Côté Fantasy, Michel Pagel n'a pas lésiné : des héros immortels ; des interventions de dieux et de déesses assez antérieur(e)s à la mythologie gréco-latine pour être radicalement exotiques — tout en pouvant nous disant vaguement quelque chose, comme Ishtar — ; de la magie comme s'il en pleuvait, et efficace avec ça, y compris la magie noire, avec invocations de démon et tout ce qui s'ensuit ; un Peuple parallèle à l'humanité, humanoïde, vivant dans les différents éléments, les commandant plus ou moins ou commandant aux végétaux, mais refoulé par les humains, et en butte à leur racisme… L'allusion à Gilgamesh est en prime. On l'aura compris, il y a largement là de quoi remplir un roman, et même ses suites.

Côté roman populaire, récit, conte et tout ça, ce n'est pas mal non plus : une opposition entre deux frères, l'un qui cherche le pouvoir, le cadet, bâtard, plus faible en théorie, plus humain sans doute, qui entend l'empêcher d'établir une tyrannie ; des déguisements, des évasions, des conspirations, des complots et des contre-complots, des alliés improbables et récalcitrants ; une intrigue politique et sexuelle entre le grand prêtre et la fille du roi ; pas mal de crimes et quelques combats ; des présages ; un benêt bien manipulé ; une jeune fille vouée à un mariage qui lui répugne ; une tradition qui veut qu'un roi en danger trouve un intérim décoratif sur lequel faire s'abattre les catastrophes, et à exécuter au bout du compte ; ce qu'il faut de tavernes, de prostituées (assez de cul au total pour intéresser le cas échéant TF1, mais il y aura des problèmes de décors et d'effets spéciaux), de soldats plus ou moins malins.

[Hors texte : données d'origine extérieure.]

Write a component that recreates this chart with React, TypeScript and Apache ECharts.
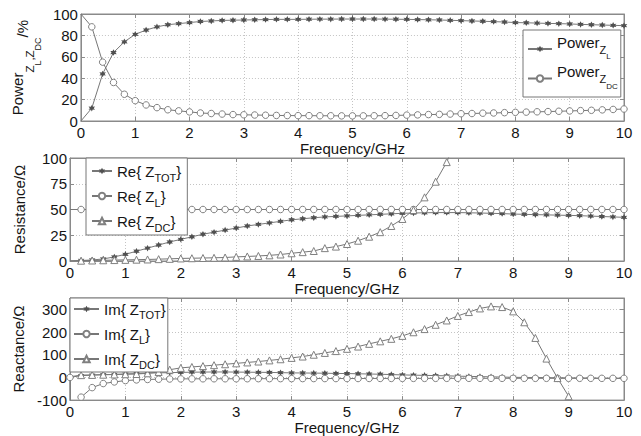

Pour ce qui est d'occuper un roman, voir la fin du chapitre précédent.

Côté histoire, il se pourrait que le bât blesse quelque peu. Mais tant pis. Tant pis si l'on n'a guère de fiches supposées érudites, tirables de la Britannica s'il faut trouver plus discret que l'Universalis, et que l'on aurait de toutes façons lues au mieux en diagonale, tant pis s'il manque des cataplasmes de couleur locale et un guide touristique temporel. Il était d'ailleurs sans doute plus intéressant de plaisanter sur l'invention de l'écriture, sur les réticences des plus conservateurs, sur l'effet le plus négatif tout de même inévitable, à savoir la prolifération bureaucratique — même si les tablettes d'argile n'étaient pas encore rédigées en triple exemplaire —, et de semer quelques considérations désabusées sur les monarques, tyrans et rois. Pour le reste, Sumer et Akkad sont des décors, d'ailleurs plutôt moins de carton-pâte qu'Ur et Jérimadeth chez le père Hugo. Ca pourrait être autre chose. Un monde intemporel aux frontières de l'Histoire réelle ou imaginaire. Cela n'a pas tellement d d'importance : ce qui compte, c'est l'efficacité, le dynamisme, la façon de nouer les fils de l'intrigue ou des intrigues, d'embarquer le lecteur, de lui faire quitter le réel pendant quelques heures. Et même de lui faire attendre la suite, ce qui est toujours bon signe — avec des héros immortels prêts à dévaler les siècles en commençant par le xxive d'avant notre ère, il y aura sans doute de quoi se rassasier… si les ventes y incitent. Ce ne serait pas une mauvaise chose.